Posted by hijarian on May 18, 2015; 8:01am
URL: https://discuss.asciidoctor.org/Unit-of-measure-for-image-dimensions-tp3040p3228.html

Thank you for thorough answer, it's all a lot more clear now. I apologize that I needed to get an answer from nobody else than the author of the library to get this information, but as far as I researched, it's not recorded anywhere apart from source code and maybe some non-searchable place like some IRC chat. I didn't know that "width" and "height" attributes are just information for Asciidoctor about dimensions of the source image and the resulting dimensions can be completely different by design.

I agree that two distinct width properties seems to be the most viable option. It's a lot more complex task to make Asciidoctor automatically fit images to such different mediums like (essentially width-less) screen and printed matter.

I used LaTeX as a point of reference known to everybody - its capabilities in PS/PDF generation do not need any explanation.

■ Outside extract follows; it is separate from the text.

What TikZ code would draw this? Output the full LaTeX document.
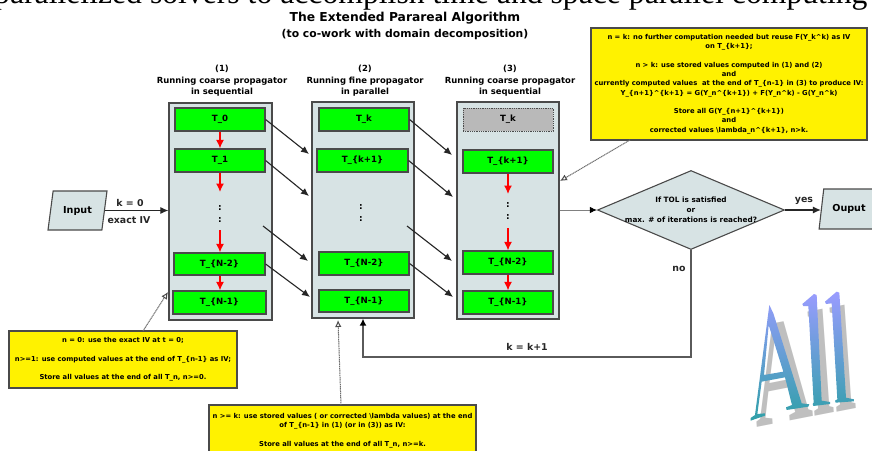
\documentclass[tikz,border=0pt]{standalone}
\usepackage{fontspec}
\setmainfont{DejaVu Sans}
\newfontfamily\timesf{Liberation Serif}
\usetikzlibrary{arrows.meta,shapes.geometric}
\definecolor{panelc}{HTML}{D7E3E4}
\definecolor{edgec}{HTML}{4A4A4A}
\definecolor{grayc}{HTML}{808080}
\definecolor{logotop}{HTML}{9A9CFF}
\definecolor{logobot}{HTML}{2FA0A8}
\tikzset{
  panel/.style={draw=edgec,line width=1.3pt,fill=panelc,inner sep=0pt},
  tbox/.style={draw=edgec,line width=1.2pt,fill=green,inner sep=0pt,font=\fontsize{8.6}{9}\selectfont\bfseries,text=black},
  ghost/.style={draw=edgec,densely dotted,line width=.8pt,fill=gray!55,inner sep=0pt,font=\fontsize{8.6}{9}\selectfont\bfseries},
  note/.style={draw=edgec,line width=1.2pt,fill=yellow,inner sep=0pt,align=center,font=\fontsize{6.8}{9.3}\selectfont\bfseries},
  head/.style={align=center,inner sep=0pt,font=\fontsize{8.45}{11.4}\selectfont\bfseries},
  lab/.style={inner sep=0pt,font=\fontsize{9.4}{10}\selectfont\bfseries,text=black!85},
  para/.style={draw=edgec,line width=1.1pt,fill=panelc,trapezium,trapezium left angle=71.5,trapezium right angle=108.5,trapezium stretches=true,inner sep=0pt,font=\fontsize{9.6}{10}\selectfont\bfseries},
  flow/.style={draw=black!85,line width=1.1pt,-{Latex[length=8pt,width=7pt]}},
  redflow/.style={draw=red,line width=1.3pt,-{Latex[length=8.5pt,width=8pt]}},
  thinflow/.style={draw=grayc,line width=1pt,-{Latex[length=7pt,width=6.5pt,black]}},
  callout/.style={draw=grayc!85!black,dash pattern=on 1.2pt off .6pt,line width=1pt,-{Latex[open,length=7pt,width=6.5pt,black!70]}},
  dots/.style={inner sep=0pt,font=\fontsize{9}{10}\selectfont\bfseries}
}
\begin{document}
\begin{tikzpicture}[x=1pt,y=-1pt]
\clip (0,0) rectangle (872,450);
\fill[white] (0,0) rectangle (872,450);
% clipped line of page text
\node[anchor=base west,inner sep=0pt,font={\timesf\fontsize{31.7}{32}\selectfont}] (pagetext) at (-6,3) {parallelized solvers to accomplish time and space parallel computing};
% title
\node[inner sep=0pt,font=\fontsize{12.3}{13}\selectfont\bfseries] (title) at (405,18) {The Extended Parareal Algorithm};
\node[inner sep=0pt,font=\fontsize{10.8}{12}\selectfont\bfseries] (subtitle) at (405,35) {(to co-work with domain decomposition)};
% headers
\node[head] (h1) at (222,81) {(1)\\Running coarse propagator\\in sequential};
\node[head] (h2) at (365,81) {(2)\\Running fine propagator\\in parallel};
\node[head] (h3) at (510,81) {(3)\\Running coarse propagator\\in sequential};
% panels
\node[panel,minimum width=103pt,minimum height=217pt] (p1) at (220.5,211.5) {};
\node[panel,minimum width=102pt,minimum height=216pt] (p2) at (363,210) {};
\node[panel,minimum width=102pt,minimum height=217pt] (p3) at (508,210.5) {};
% column 1
\node[tbox,minimum width=90pt,minimum height=23pt] (a0) at (220,119.5) {T\_0};
\node[tbox,minimum width=90pt,minimum height=23pt] (a1) at (220,160.5) {T\_1};
\node[tbox,minimum width=91pt,minimum height=22pt] (a2) at (219.5,264) {T\_\{N-2\}};
\node[tbox,minimum width=93pt,minimum height=23pt] (a3) at (219.5,302.5) {T\_\{N-1\}};
% column 2
\node[tbox,minimum width=90pt,minimum height=23pt] (b0) at (364,119.5) {T\_k};
\node[tbox,minimum width=91pt,minimum height=23pt] (b1) at (362.5,160.5) {T\_\{k+1\}};
\node[tbox,minimum width=90pt,minimum height=23pt] (b2) at (364,263.5) {T\_\{N-2\}};
\node[tbox,minimum width=90pt,minimum height=22pt] (b3) at (364,301) {T\_\{N-1\}};
% column 3
\node[ghost,minimum width=90pt,minimum height=23pt] (c0) at (508,119.5) {T\_k};
\node[tbox,minimum width=90pt,minimum height=23pt] (c1) at (508,161.5) {T\_\{k+1\}};
\node[tbox,minimum width=90pt,minimum height=23pt] (c2) at (508,262.5) {T\_\{N-2\}};
\node[tbox,minimum width=90pt,minimum height=23pt] (c3) at (508,302.5) {T\_\{N-1\}};
% vertical dots
\node[dots] (d1a) at (220,208) {:};
\node[dots] (d1b) at (220,220) {:};
\node[dots] (d2a) at (361,207) {:};
\node[dots] (d2b) at (361,219) {:};
\node[dots] (d3a) at (508,205) {:};
\node[dots] (d3b) at (508,217) {:};
% free ends
\coordinate (e1) at (309,154);
\coordinate (e2) at (309,196);
\coordinate (s3) at (263,226);
\coordinate (e3) at (308,261);
\coordinate (e4) at (310,297);
\coordinate (f1) at (452,155);
\coordinate (f2) at (453,197);
\coordinate (t3) at (407,226);
\coordinate (f3) at (452,261);
\coordinate (f4) at (453,297);
\coordinate (r1) at (220,192);
\coordinate (r2) at (220,230);
\coordinate (r3) at (508,194);
\coordinate (r4) at (508,228);
% coarse to fine
\draw[flow] (a0.east) -- (e1);
\draw[flow] (a1.east) -- (e2);
\draw[flow] (s3) -- (e3);
\draw[flow] (a2.east) -- (e4);
\draw[flow] (b0.east) -- (f1);
\draw[flow] (b1.east) -- (f2);
\draw[flow] (t3) -- (f3);
\draw[flow] (b2.east) -- (f4);
% red
\draw[redflow] (a0.south) -- (a1.north);
\draw[redflow] (a1.south) -- (r1);
\draw[redflow] (r2) -- (r2 |- a2.north);
\draw[redflow] (r2 |- a2.south) -- (r2 |- a3.north);
\draw[redflow] (c1.south) -- (r3);
\draw[redflow] (r4) -- (c2.north);
\draw[redflow] (c2.south) -- (c3.north);
% input / output
\node[para,minimum width=59pt,minimum height=39pt] (input) at (77.5,210.5) {Input};
\node[para,minimum width=60pt,minimum height=40pt] (output) at (849,209) {Ouput};
\draw[flow] (input.east) -- (p1.west |- input.east);
\node[lab] (k0) at (130,203) {k = 0};
\node[lab] (iv) at (129,220) {exact IV};
% decision
\node[diamond,draw=edgec,line width=1.1pt,fill=panelc,aspect=2.37,inner sep=0pt,minimum width=187pt,minimum height=79pt] (check) at (691,210) {};
\node[align=center,inner sep=0pt,font=\fontsize{7.3}{10}\selectfont\bfseries] (checktext) at (691,210) {If TOL is satisfied\\or\\max. \# of iterations is reached?};
\draw[thinflow] (p3.east |- check.west) -- (check.west);
\draw[flow] (check.east) -- (output.west |- check.east);
\node[lab] (yes) at (804,201) {yes};
\node[lab] (no) at (679,269) {no};
\node[lab] (kk) at (527,347) {k = k+1};
\coordinate (fb) at (363,357);
\draw[draw=grayc!70!black,line width=1.4pt,-{Latex[length=7pt,width=7pt,black]}] (check.south) |- (fb) -- (fb |- p2.south);
% notes
\node[note,minimum width=276pt,minimum height=112pt] (n3) at (729,84) {n = k: no further computation needed but reuse F(Y\_k\textasciicircum k) as IV\\on T\_\{k+1\};\\[9.3pt]n > k: use stored values computed in (1) and (2)\\and\\currently computed values\ \ at the end of T\_\{n-1\} in (3) to produce IV:\\Y\_\{n+1\}\textasciicircum\{k+1\} = G(Y\_n\textasciicircum\{k+1\}) + F(Y\_n\textasciicircum k) - G(Y\_n\textasciicircum k)\\[9.3pt]Store all G(Y\_\{n+1\}\textasciicircum\{k+1\})\\and\\corrected values \textbackslash lambda\_n\textasciicircum\{k+1\}, n>k.};
\node[note,minimum width=228pt,minimum height=57pt] (n1) at (123,359.5) {n = 0: use the exact IV at t = 0;\\[9.3pt]n>=1: use computed values at the end of T\_\{n-1\} as IV;\\[9.3pt]Store all values at the end of all T\_n, n>=0.};
\node[note,minimum width=267pt,minimum height=51pt] (n2) at (342.5,430.5) {n >= k: use stored values ( or corrected \textbackslash lambda values) at the end\\of T\_\{n-1\} in (1) (or in (3)) as IV:\\[9.3pt]Store all values at the end of all T\_n, n>=k.};
\coordinate (n1s) at (143,331);
\coordinate (n1e) at (168,292);
\coordinate (n2s) at (341,405);
\coordinate (n2e) at (338,320);
\coordinate (n3s) at (630,140);
\coordinate (n3e) at (560,181);
\draw[callout] (n1s) -- (n1e);
\draw[callout] (n2s) -- (n2e);
\draw[callout] (n3s) -- (n3e);
% logo: grey shadow as text, shaded letters on top
\node[transform shape,cm={.53,.104,-.07,1,(756,428)},anchor=base west,inner sep=0pt,text=black!25,font={\timesf\bfseries\fontsize{150}{150}\selectfont}] (logo) at (0,0) {All};
\begin{scope}[shift={(720,270)},x=.3333pt,y=-.3333pt]
\shade[even odd rule,top color=logotop,middle color=logotop!75!logobot,bottom color=logobot]
 (148,105) -- (160,130) -- (245,400) -- (268,403) -- (265,410) -- (200,420) -- (198,412) -- (216,405) -- (195,322) -- (125,335) -- (112,432) -- (135,430) -- (135,437) -- (92,452) -- (92,444) -- (105,435) -- cycle
 (146,165) -- (132,315) -- (190,305) -- cycle
 (247,102) -- (282,72) -- (290,75) -- (305,392) -- (330,396) -- (330,402) -- (280,408) -- (278,402) -- (281,398) -- (265,108) -- (250,108) -- cycle
 (315,95) -- (350,65) -- (358,68) -- (378,383) -- (402,388) -- (402,394) -- (347,398) -- (345,392) -- (352,388) -- (335,100) -- (318,102) -- cycle;
\end{scope}
\end{tikzpicture}
\end{document}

When I talked about the type of images which are neither inline nor block-level I meant exactly that, I repeat it again:

* Block-level images are treated very distinctively by AsciiDoctor (and, subsequently, DocBook): they are being recorded into TOC, have a caption and have a special 100%-width block around them inside which they can be explicitly positioned using separate attribute exclusively for this positioning. This is very convenient for the time we need to actually track and reference them, no complaints here.
* Inline-level images as they are (`image:path[attrs]`, single-colon), are meant to be used as they named: inline, that is, as a in-line characters happen to be raster images. For example, smileys. This is obvious meaning stemming from the fact that by default they are being rendered exactly like that by both DocBook and HTML backends.
* Special property "float" on inline-level images converts them to what I am talking about: purely decorative images placed somewhere in the flow of the document. My personal problem was that "float" seems to not work in the DocBook backend at all: image becomes placed in its own block but is not actually "floated" - text is not wrapping it and right-aligned float does not work. My proposition is to make such images into separate explicit type (or maybe to make inline images instead a separate explicit type, because floated decorative images are a lot more common than inline ones, I totally don't understand intention of the HTML spec here at all). And to not forget to enable this feature in PDF output.